Copy out all the lines exactly. Omit pictures.

> **INFORMATION SHOWN**:
===

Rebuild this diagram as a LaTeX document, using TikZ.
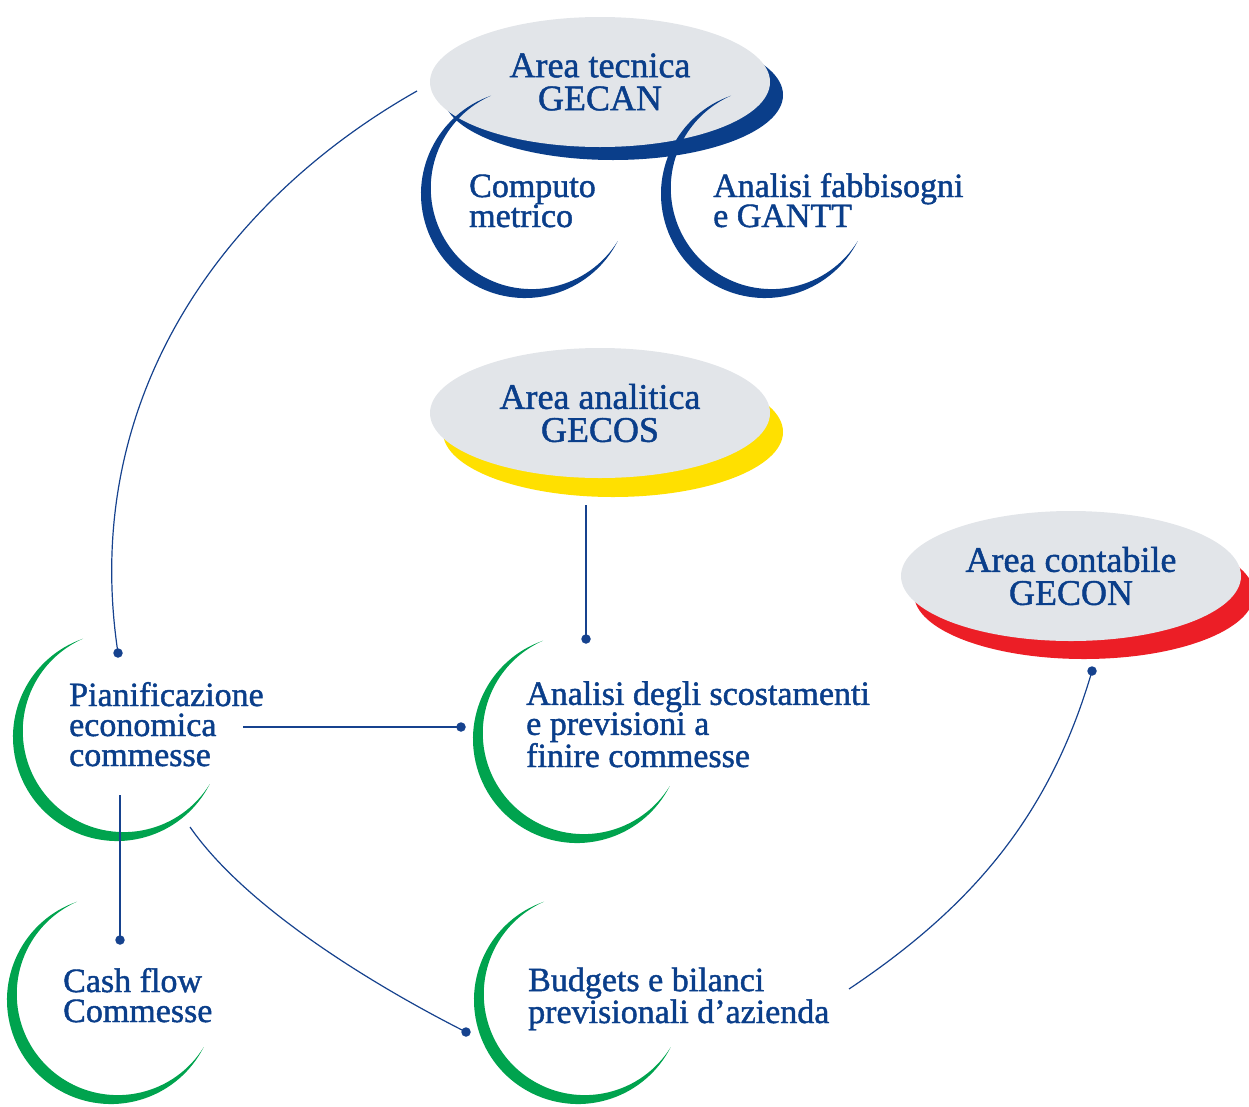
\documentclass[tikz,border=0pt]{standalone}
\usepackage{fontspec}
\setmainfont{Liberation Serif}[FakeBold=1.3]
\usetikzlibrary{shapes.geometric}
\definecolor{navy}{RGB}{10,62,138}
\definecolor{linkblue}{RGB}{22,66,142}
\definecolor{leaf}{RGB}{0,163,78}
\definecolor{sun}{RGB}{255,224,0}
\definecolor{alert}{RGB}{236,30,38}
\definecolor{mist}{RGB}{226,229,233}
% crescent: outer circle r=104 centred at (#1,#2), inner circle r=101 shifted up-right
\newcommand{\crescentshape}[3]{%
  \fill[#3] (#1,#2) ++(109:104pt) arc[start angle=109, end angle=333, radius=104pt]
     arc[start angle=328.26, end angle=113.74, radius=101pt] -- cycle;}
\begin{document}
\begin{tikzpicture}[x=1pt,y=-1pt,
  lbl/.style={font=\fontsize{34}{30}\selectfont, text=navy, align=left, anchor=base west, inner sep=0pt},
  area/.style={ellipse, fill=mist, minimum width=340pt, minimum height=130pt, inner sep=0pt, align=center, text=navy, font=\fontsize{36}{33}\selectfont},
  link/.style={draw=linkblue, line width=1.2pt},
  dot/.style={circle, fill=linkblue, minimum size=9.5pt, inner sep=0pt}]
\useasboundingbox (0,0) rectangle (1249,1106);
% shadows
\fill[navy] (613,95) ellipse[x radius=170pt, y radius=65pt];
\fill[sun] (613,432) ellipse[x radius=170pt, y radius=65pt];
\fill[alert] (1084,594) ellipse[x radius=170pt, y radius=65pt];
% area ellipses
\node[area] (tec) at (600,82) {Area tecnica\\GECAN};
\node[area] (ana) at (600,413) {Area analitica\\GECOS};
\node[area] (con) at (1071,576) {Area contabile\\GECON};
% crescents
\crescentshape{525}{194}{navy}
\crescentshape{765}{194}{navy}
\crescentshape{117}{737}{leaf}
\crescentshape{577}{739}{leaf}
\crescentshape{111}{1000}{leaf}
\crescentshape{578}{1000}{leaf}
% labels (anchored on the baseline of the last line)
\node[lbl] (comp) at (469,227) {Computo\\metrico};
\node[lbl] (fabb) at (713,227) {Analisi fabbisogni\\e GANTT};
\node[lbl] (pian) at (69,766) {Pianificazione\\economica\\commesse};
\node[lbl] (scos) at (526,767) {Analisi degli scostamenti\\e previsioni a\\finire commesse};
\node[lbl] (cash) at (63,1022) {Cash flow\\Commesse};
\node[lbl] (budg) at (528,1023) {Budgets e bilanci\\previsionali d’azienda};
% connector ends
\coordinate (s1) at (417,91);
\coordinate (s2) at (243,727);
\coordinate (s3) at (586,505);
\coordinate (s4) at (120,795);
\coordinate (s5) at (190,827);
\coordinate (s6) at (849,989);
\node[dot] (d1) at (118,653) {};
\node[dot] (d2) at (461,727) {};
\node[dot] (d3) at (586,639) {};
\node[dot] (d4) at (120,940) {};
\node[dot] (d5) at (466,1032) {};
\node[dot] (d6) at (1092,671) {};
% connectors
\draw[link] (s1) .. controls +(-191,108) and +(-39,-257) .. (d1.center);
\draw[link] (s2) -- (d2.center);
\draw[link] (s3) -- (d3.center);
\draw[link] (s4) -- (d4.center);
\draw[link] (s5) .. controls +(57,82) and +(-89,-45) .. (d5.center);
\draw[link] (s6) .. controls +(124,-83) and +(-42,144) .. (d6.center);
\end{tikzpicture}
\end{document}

===

> **SOLUTION TO THIS PROBLEM**:
Rebuild this diagram as a LaTeX document, using TikZ.
\documentclass[tikz,border=0pt]{standalone}
\usepackage{fontspec}
\setmainfont{Liberation Serif}[FakeBold=1.3]
\usetikzlibrary{shapes.geometric}
\definecolor{navy}{RGB}{10,62,138}
\definecolor{linkblue}{RGB}{22,66,142}
\definecolor{leaf}{RGB}{0,163,78}
\definecolor{sun}{RGB}{255,224,0}
\definecolor{alert}{RGB}{236,30,38}
\definecolor{mist}{RGB}{226,229,233}
% crescent: outer circle r=104 centred at (#1,#2), inner circle r=101 shifted up-right
\newcommand{\crescentshape}[3]{%
  \fill[#3] (#1,#2) ++(109:104pt) arc[start angle=109, end angle=333, radius=104pt]
     arc[start angle=328.26, end angle=113.74, radius=101pt] -- cycle;}
\begin{document}
\begin{tikzpicture}[x=1pt,y=-1pt,
  lbl/.style={font=\fontsize{34}{30}\selectfont, text=navy, align=left, anchor=base west, inner sep=0pt},
  area/.style={ellipse, fill=mist, minimum width=340pt, minimum height=130pt, inner sep=0pt, align=center, text=navy, font=\fontsize{36}{33}\selectfont},
  link/.style={draw=linkblue, line width=1.2pt},
  dot/.style={circle, fill=linkblue, minimum size=9.5pt, inner sep=0pt}]
\useasboundingbox (0,0) rectangle (1249,1106);
% shadows
\fill[navy] (613,95) ellipse[x radius=170pt, y radius=65pt];
\fill[sun] (613,432) ellipse[x radius=170pt, y radius=65pt];
\fill[alert] (1084,594) ellipse[x radius=170pt, y radius=65pt];
% area ellipses
\node[area] (tec) at (600,82) {Area tecnica\\GECAN};
\node[area] (ana) at (600,413) {Area analitica\\GECOS};
\node[area] (con) at (1071,576) {Area contabile\\GECON};
% crescents
\crescentshape{525}{194}{navy}
\crescentshape{765}{194}{navy}
\crescentshape{117}{737}{leaf}
\crescentshape{577}{739}{leaf}
\crescentshape{111}{1000}{leaf}
\crescentshape{578}{1000}{leaf}
% labels (anchored on the baseline of the last line)
\node[lbl] (comp) at (469,227) {Computo\\metrico};
\node[lbl] (fabb) at (713,227) {Analisi fabbisogni\\e GANTT};
\node[lbl] (pian) at (69,766) {Pianificazione\\economica\\commesse};
\node[lbl] (scos) at (526,767) {Analisi degli scostamenti\\e previsioni a\\finire commesse};
\node[lbl] (cash) at (63,1022) {Cash flow\\Commesse};
\node[lbl] (budg) at (528,1023) {Budgets e bilanci\\previsionali d’azienda};
% connector ends
\coordinate (s1) at (417,91);
\coordinate (s2) at (243,727);
\coordinate (s3) at (586,505);
\coordinate (s4) at (120,795);
\coordinate (s5) at (190,827);
\coordinate (s6) at (849,989);
\node[dot] (d1) at (118,653) {};
\node[dot] (d2) at (461,727) {};
\node[dot] (d3) at (586,639) {};
\node[dot] (d4) at (120,940) {};
\node[dot] (d5) at (466,1032) {};
\node[dot] (d6) at (1092,671) {};
% connectors
\draw[link] (s1) .. controls +(-191,108) and +(-39,-257) .. (d1.center);
\draw[link] (s2) -- (d2.center);
\draw[link] (s3) -- (d3.center);
\draw[link] (s4) -- (d4.center);
\draw[link] (s5) .. controls +(57,82) and +(-89,-45) .. (d5.center);
\draw[link] (s6) .. controls +(124,-83) and +(-42,144) .. (d6.center);
\end{tikzpicture}
\end{document}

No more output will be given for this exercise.